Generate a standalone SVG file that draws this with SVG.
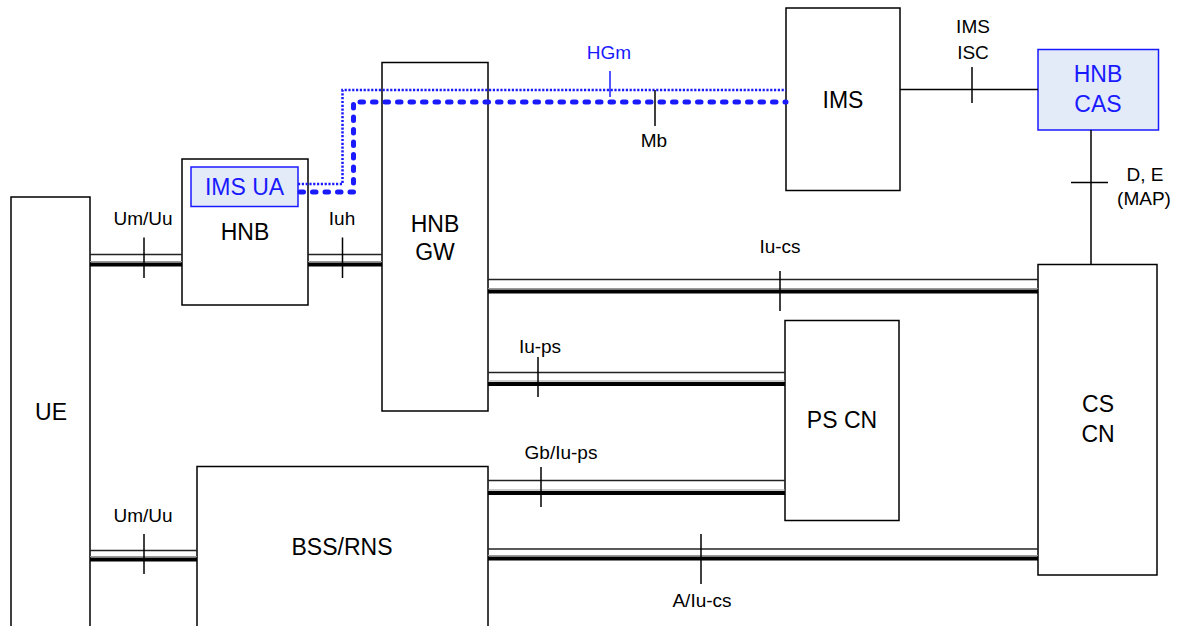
<svg xmlns="http://www.w3.org/2000/svg" width="1177" height="626" viewBox="0 0 1177 626">
<style>
.box{fill:#fff;stroke:#000;stroke-width:1.5}
.bbox{fill:#e3eaf8;stroke:#1a1aff;stroke-width:1.5}
.nl{font-family:"Liberation Sans",Arial,sans-serif;font-size:23px;fill:#000;text-anchor:middle}
.bl{font-family:"Liberation Sans",Arial,sans-serif;font-size:23px;fill:#1a1aff;text-anchor:middle}
.ll{font-family:"Liberation Sans",Arial,sans-serif;font-size:19px;fill:#000;text-anchor:middle}
.llb{font-family:"Liberation Sans",Arial,sans-serif;font-size:19px;fill:#1a1aff;text-anchor:middle}
.thin{stroke:#222;stroke-width:1.3;fill:none}
.gray{stroke:#999;stroke-width:1;fill:none}
.thick{stroke:#000;stroke-width:4;fill:none}
.tick{stroke:#000;stroke-width:1.5;fill:none}
.line{stroke:#000;stroke-width:1.5;fill:none}
.dot{stroke:#1a1aff;stroke-width:2.5;fill:none;stroke-dasharray:2.2 1.6}
.dash{stroke:#1a1aff;stroke-width:5;fill:none;stroke-dasharray:3.5 9;stroke-linecap:round;stroke-linejoin:round}
</style>
<rect width="1177" height="626" fill="#fff"/>
<g id="UE">
  <rect class="box" x="11" y="197" width="79" height="440"/>
  <text class="nl" x="51" y="420">UE</text>
</g>
<g id="HNB">
  <rect class="box" x="182" y="159" width="126" height="146"/>
  <text class="nl" x="245" y="240">HNB</text>
</g>
<g id="IMS_UA">
  <rect class="bbox" x="191" y="167" width="107" height="39.5"/>
  <text class="bl" x="244.5" y="195">IMS UA</text>
</g>
<g id="HNB_GW">
  <rect class="box" x="382" y="62.5" width="106" height="348.5"/>
  <text class="nl" x="435" y="232">HNB</text>
  <text class="nl" x="435" y="260">GW</text>
</g>
<g id="IMS">
  <rect class="box" x="786" y="8" width="114" height="182.5"/>
  <text class="nl" x="843" y="108">IMS</text>
</g>
<g id="HNB_CAS">
  <rect class="bbox" x="1038" y="49.5" width="120.5" height="80.5"/>
  <text class="bl" x="1098" y="82">HNB</text>
  <text class="bl" x="1098" y="112">CAS</text>
</g>
<g id="PS_CN">
  <rect class="box" x="785" y="320.5" width="114" height="200"/>
  <text class="nl" x="842" y="428">PS CN</text>
</g>
<g id="CS_CN">
  <rect class="box" x="1038" y="264.5" width="119" height="310.5"/>
  <text class="nl" x="1098" y="412">CS</text>
  <text class="nl" x="1098" y="442">CN</text>
</g>
<g id="BSS_RNS">
  <rect class="box" x="197" y="466.5" width="291" height="170"/>
  <text class="nl" x="342" y="555">BSS/RNS</text>
</g>
<g id="connectors">
  <!-- Um/Uu top -->
  <line class="thin" x1="90" y1="254.5" x2="182" y2="254.5"/>
  <line class="gray" x1="90" y1="261.5" x2="182" y2="261.5"/>
  <line class="thick" x1="90" y1="264.5" x2="182" y2="264.5"/>
  <line class="tick" x1="144" y1="237.5" x2="144" y2="278"/>
  <!-- Iuh -->
  <line class="thin" x1="308" y1="254.5" x2="382" y2="254.5"/>
  <line class="gray" x1="308" y1="261.5" x2="382" y2="261.5"/>
  <line class="thick" x1="308" y1="264.5" x2="382" y2="264.5"/>
  <line class="tick" x1="342.5" y1="237.5" x2="342.5" y2="278"/>
  <!-- Iu-cs -->
  <line class="thin" x1="488" y1="279.5" x2="1038" y2="279.5"/>
  <line class="gray" x1="488" y1="288.5" x2="1038" y2="288.5"/>
  <line class="thick" x1="488" y1="291.5" x2="1038" y2="291.5"/>
  <line class="tick" x1="780" y1="271" x2="780" y2="311"/>
  <!-- Iu-ps -->
  <line class="thin" x1="488" y1="372.5" x2="785" y2="372.5"/>
  <line class="gray" x1="488" y1="381" x2="785" y2="381"/>
  <line class="thick" x1="488" y1="384" x2="785" y2="384"/>
  <line class="tick" x1="538" y1="357" x2="538" y2="397"/>
  <!-- Gb/Iu-ps -->
  <line class="thin" x1="488" y1="480.5" x2="785" y2="480.5"/>
  <line class="gray" x1="488" y1="490" x2="785" y2="490"/>
  <line class="thick" x1="488" y1="493" x2="785" y2="493"/>
  <line class="tick" x1="541" y1="467" x2="541" y2="507"/>
  <!-- Um/Uu bottom -->
  <line class="thin" x1="90" y1="550.5" x2="197" y2="550.5"/>
  <line class="gray" x1="90" y1="556.5" x2="197" y2="556.5"/>
  <line class="thick" x1="90" y1="559.5" x2="197" y2="559.5"/>
  <line class="tick" x1="144" y1="534" x2="144" y2="574"/>
  <!-- A/Iu-cs -->
  <line class="thin" x1="488" y1="549" x2="1038" y2="549"/>
  <line class="gray" x1="488" y1="555.5" x2="1038" y2="555.5"/>
  <line class="thick" x1="488" y1="558.5" x2="1038" y2="558.5"/>
  <line class="tick" x1="701" y1="534" x2="701" y2="584"/>
  <!-- IMS ISC -->
  <line class="line" x1="900" y1="89.5" x2="1038" y2="89.5"/>
  <line class="tick" x1="972" y1="67" x2="972" y2="103"/>
  <!-- D, E (MAP) -->
  <line class="line" x1="1091" y1="130" x2="1091" y2="264"/>
  <line class="tick" x1="1071" y1="182.5" x2="1108" y2="182.5"/>
  <!-- HGm (dotted) -->
  <polyline class="dot" points="298,184 342.5,184 342.5,90 786,90"/>
  <line x1="610" y1="71" x2="610" y2="97" stroke="#1a1aff" stroke-width="1.5"/>
  <!-- Mb (dashed) -->
  <polyline class="dash" points="300,192 353.5,192 353.5,102 786,102"/>
  <line class="tick" x1="655" y1="90" x2="655" y2="126"/>
  <!-- labels -->
  <text class="ll" x="143" y="225">Um/Uu</text>
  <text class="ll" x="342" y="225">Iuh</text>
  <text class="ll" x="780" y="253">Iu-cs</text>
  <text class="ll" x="540" y="353">Iu-ps</text>
  <text class="ll" x="561" y="459">Gb/Iu-ps</text>
  <text class="ll" x="143" y="522">Um/Uu</text>
  <text class="ll" x="702" y="607">A/Iu-cs</text>
  <text class="ll" x="973" y="33">IMS</text>
  <text class="ll" x="973" y="59">ISC</text>
  <text class="ll" x="1145" y="181">D, E</text>
  <text class="ll" x="1144" y="205">(MAP)</text>
  <text class="llb" x="609" y="59">HGm</text>
  <text class="ll" x="654" y="147">Mb</text>
</g>
</svg>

# EXERCISE PROMPT
Give every line above again exactly, with no pictures.

# RESULT OF THIS TASK
Generate a standalone SVG file that draws this with SVG.
<svg xmlns="http://www.w3.org/2000/svg" width="1177" height="626" viewBox="0 0 1177 626">
<style>
.box{fill:#fff;stroke:#000;stroke-width:1.5}
.bbox{fill:#e3eaf8;stroke:#1a1aff;stroke-width:1.5}
.nl{font-family:"Liberation Sans",Arial,sans-serif;font-size:23px;fill:#000;text-anchor:middle}
.bl{font-family:"Liberation Sans",Arial,sans-serif;font-size:23px;fill:#1a1aff;text-anchor:middle}
.ll{font-family:"Liberation Sans",Arial,sans-serif;font-size:19px;fill:#000;text-anchor:middle}
.llb{font-family:"Liberation Sans",Arial,sans-serif;font-size:19px;fill:#1a1aff;text-anchor:middle}
.thin{stroke:#222;stroke-width:1.3;fill:none}
.gray{stroke:#999;stroke-width:1;fill:none}
.thick{stroke:#000;stroke-width:4;fill:none}
.tick{stroke:#000;stroke-width:1.5;fill:none}
.line{stroke:#000;stroke-width:1.5;fill:none}
.dot{stroke:#1a1aff;stroke-width:2.5;fill:none;stroke-dasharray:2.2 1.6}
.dash{stroke:#1a1aff;stroke-width:5;fill:none;stroke-dasharray:3.5 9;stroke-linecap:round;stroke-linejoin:round}
</style>
<rect width="1177" height="626" fill="#fff"/>
<g id="UE">
  <rect class="box" x="11" y="197" width="79" height="440"/>
  <text class="nl" x="51" y="420">UE</text>
</g>
<g id="HNB">
  <rect class="box" x="182" y="159" width="126" height="146"/>
  <text class="nl" x="245" y="240">HNB</text>
</g>
<g id="IMS_UA">
  <rect class="bbox" x="191" y="167" width="107" height="39.5"/>
  <text class="bl" x="244.5" y="195">IMS UA</text>
</g>
<g id="HNB_GW">
  <rect class="box" x="382" y="62.5" width="106" height="348.5"/>
  <text class="nl" x="435" y="232">HNB</text>
  <text class="nl" x="435" y="260">GW</text>
</g>
<g id="IMS">
  <rect class="box" x="786" y="8" width="114" height="182.5"/>
  <text class="nl" x="843" y="108">IMS</text>
</g>
<g id="HNB_CAS">
  <rect class="bbox" x="1038" y="49.5" width="120.5" height="80.5"/>
  <text class="bl" x="1098" y="82">HNB</text>
  <text class="bl" x="1098" y="112">CAS</text>
</g>
<g id="PS_CN">
  <rect class="box" x="785" y="320.5" width="114" height="200"/>
  <text class="nl" x="842" y="428">PS CN</text>
</g>
<g id="CS_CN">
  <rect class="box" x="1038" y="264.5" width="119" height="310.5"/>
  <text class="nl" x="1098" y="412">CS</text>
  <text class="nl" x="1098" y="442">CN</text>
</g>
<g id="BSS_RNS">
  <rect class="box" x="197" y="466.5" width="291" height="170"/>
  <text class="nl" x="342" y="555">BSS/RNS</text>
</g>
<g id="connectors">
  <!-- Um/Uu top -->
  <line class="thin" x1="90" y1="254.5" x2="182" y2="254.5"/>
  <line class="gray" x1="90" y1="261.5" x2="182" y2="261.5"/>
  <line class="thick" x1="90" y1="264.5" x2="182" y2="264.5"/>
  <line class="tick" x1="144" y1="237.5" x2="144" y2="278"/>
  <!-- Iuh -->
  <line class="thin" x1="308" y1="254.5" x2="382" y2="254.5"/>
  <line class="gray" x1="308" y1="261.5" x2="382" y2="261.5"/>
  <line class="thick" x1="308" y1="264.5" x2="382" y2="264.5"/>
  <line class="tick" x1="342.5" y1="237.5" x2="342.5" y2="278"/>
  <!-- Iu-cs -->
  <line class="thin" x1="488" y1="279.5" x2="1038" y2="279.5"/>
  <line class="gray" x1="488" y1="288.5" x2="1038" y2="288.5"/>
  <line class="thick" x1="488" y1="291.5" x2="1038" y2="291.5"/>
  <line class="tick" x1="780" y1="271" x2="780" y2="311"/>
  <!-- Iu-ps -->
  <line class="thin" x1="488" y1="372.5" x2="785" y2="372.5"/>
  <line class="gray" x1="488" y1="381" x2="785" y2="381"/>
  <line class="thick" x1="488" y1="384" x2="785" y2="384"/>
  <line class="tick" x1="538" y1="357" x2="538" y2="397"/>
  <!-- Gb/Iu-ps -->
  <line class="thin" x1="488" y1="480.5" x2="785" y2="480.5"/>
  <line class="gray" x1="488" y1="490" x2="785" y2="490"/>
  <line class="thick" x1="488" y1="493" x2="785" y2="493"/>
  <line class="tick" x1="541" y1="467" x2="541" y2="507"/>
  <!-- Um/Uu bottom -->
  <line class="thin" x1="90" y1="550.5" x2="197" y2="550.5"/>
  <line class="gray" x1="90" y1="556.5" x2="197" y2="556.5"/>
  <line class="thick" x1="90" y1="559.5" x2="197" y2="559.5"/>
  <line class="tick" x1="144" y1="534" x2="144" y2="574"/>
  <!-- A/Iu-cs -->
  <line class="thin" x1="488" y1="549" x2="1038" y2="549"/>
  <line class="gray" x1="488" y1="555.5" x2="1038" y2="555.5"/>
  <line class="thick" x1="488" y1="558.5" x2="1038" y2="558.5"/>
  <line class="tick" x1="701" y1="534" x2="701" y2="584"/>
  <!-- IMS ISC -->
  <line class="line" x1="900" y1="89.5" x2="1038" y2="89.5"/>
  <line class="tick" x1="972" y1="67" x2="972" y2="103"/>
  <!-- D, E (MAP) -->
  <line class="line" x1="1091" y1="130" x2="1091" y2="264"/>
  <line class="tick" x1="1071" y1="182.5" x2="1108" y2="182.5"/>
  <!-- HGm (dotted) -->
  <polyline class="dot" points="298,184 342.5,184 342.5,90 786,90"/>
  <line x1="610" y1="71" x2="610" y2="97" stroke="#1a1aff" stroke-width="1.5"/>
  <!-- Mb (dashed) -->
  <polyline class="dash" points="300,192 353.5,192 353.5,102 786,102"/>
  <line class="tick" x1="655" y1="90" x2="655" y2="126"/>
  <!-- labels -->
  <text class="ll" x="143" y="225">Um/Uu</text>
  <text class="ll" x="342" y="225">Iuh</text>
  <text class="ll" x="780" y="253">Iu-cs</text>
  <text class="ll" x="540" y="353">Iu-ps</text>
  <text class="ll" x="561" y="459">Gb/Iu-ps</text>
  <text class="ll" x="143" y="522">Um/Uu</text>
  <text class="ll" x="702" y="607">A/Iu-cs</text>
  <text class="ll" x="973" y="33">IMS</text>
  <text class="ll" x="973" y="59">ISC</text>
  <text class="ll" x="1145" y="181">D, E</text>
  <text class="ll" x="1144" y="205">(MAP)</text>
  <text class="llb" x="609" y="59">HGm</text>
  <text class="ll" x="654" y="147">Mb</text>
</g>
</svg>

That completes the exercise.